Historiadores afirmam que o pai de Maria Teodora foi obrigado a ceder à pressão do noivo e o fez transformando o casamento da filha em moeda de troca: o noivo rebelde ganharia prestígio político com os comerciantes do Recife, que temiam as decisões do governo provisório republicano, que, por sua vez, não legislaria sobre o tráfico de africanos escravizados.

No entanto, cumpre destacar a rebeldia e a autonomia de Maria Teodora com a experiência republicana como fator determinante para o pai aceitar a união da filha.

O casamento ocorreu em 14 de março de 1817 na capela de Nossa Senhora da Conceição das Barreiras, no sítio da Jaqueira, no Recife, em uma cerimônia sem exageros. Maria Teodora quis entrar sozinha, com um vestido simples de algodão e, assim como as damas de honra, com os cabelos curtos, cortados à francesa, como convinha às republicanas da época.

Para Tollenare, esse casamento foi o principal acontecimento social da Revolução Pernambucana de 1817.

O amor de Maria Teodora e Domingos durou pouco, o tempo da experiência republicana na Revolução Pernambucana de 1817. Com a brutal repressão aos líderes do movimento pelas tropas portuguesas, ele fugiu para Porto de Galinhas, onde foi descoberto, brutalmente agredido e transportado a bordo do navio Carrasco para Salvador, na Bahia, que foi impedida de aderir ao movimento.

Ao todo foram 14 homens executados. Alguns foram sumariamente julgados pelo Tribunal Militar, enforcados e tiveram seus corpos esquartejados e expostos nas ruas, incluindo padres. Domingos foi executado em 12 de junho no Campo da Pólvora, em Salvador, com um tiro à queima-roupa de arcabuz, uma arma da época.

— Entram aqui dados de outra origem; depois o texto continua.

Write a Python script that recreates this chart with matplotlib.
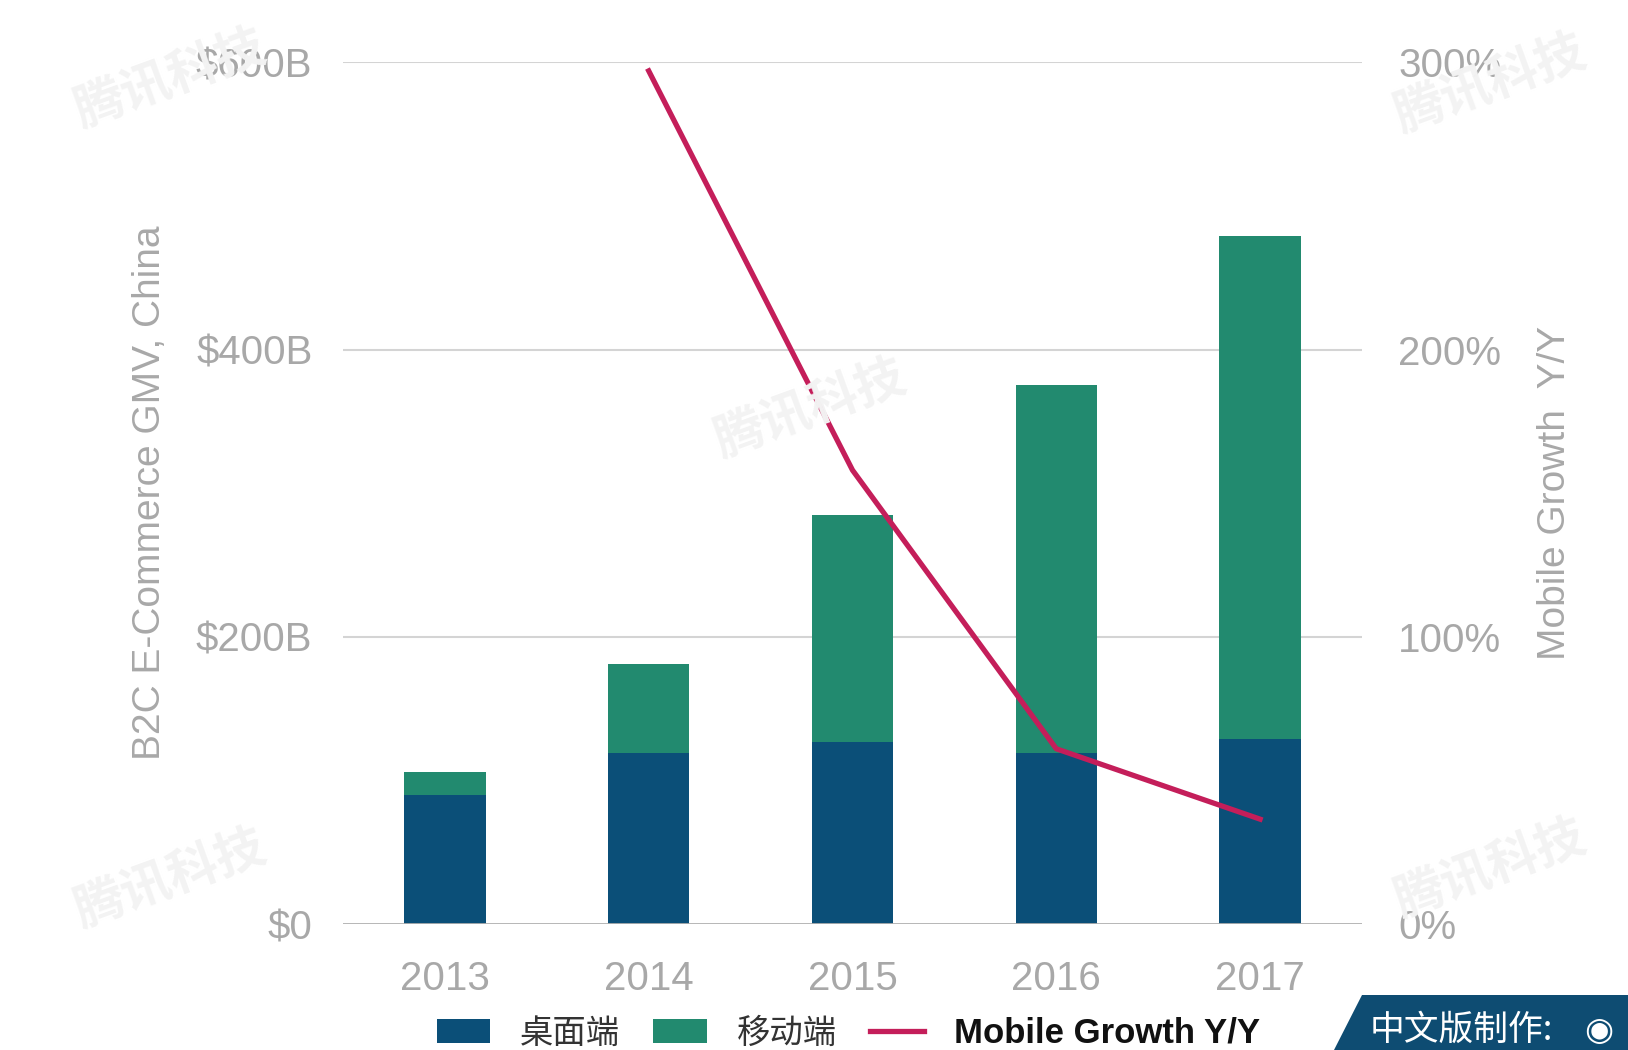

Maria Teodora sofreu com o assassinato do marido, mas seguiu adiante sem renunciar à autonomia adquirida com o casamento desejado e a experiência republicana revolucionária. Tanto que ela se casou novamente –e provavelmente por amor– em 2 de janeiro de 1821, no Recife, com Antônio José Pires, rapaz simples, sem fortuna e sem o prestígio político do pai.

Projeto retrata mulheres ao longo da história do Brasil

O projeto Mátria Brasil apresenta mulheres relevantes e, em geral, pouco conhecidas ao longo da história do país, desde a invasão portuguesa até os dias de hoje. Os textos são assinados por historiadoras e historiadores de diversas regiões brasileiras, e têm publicação semanal ao longo de seis meses.

A série foi idealizada pela professora do departamento de história da Universidade Federal da Bahia (UFBA) Patrícia Valim, que também é uma das coordenadoras do projeto.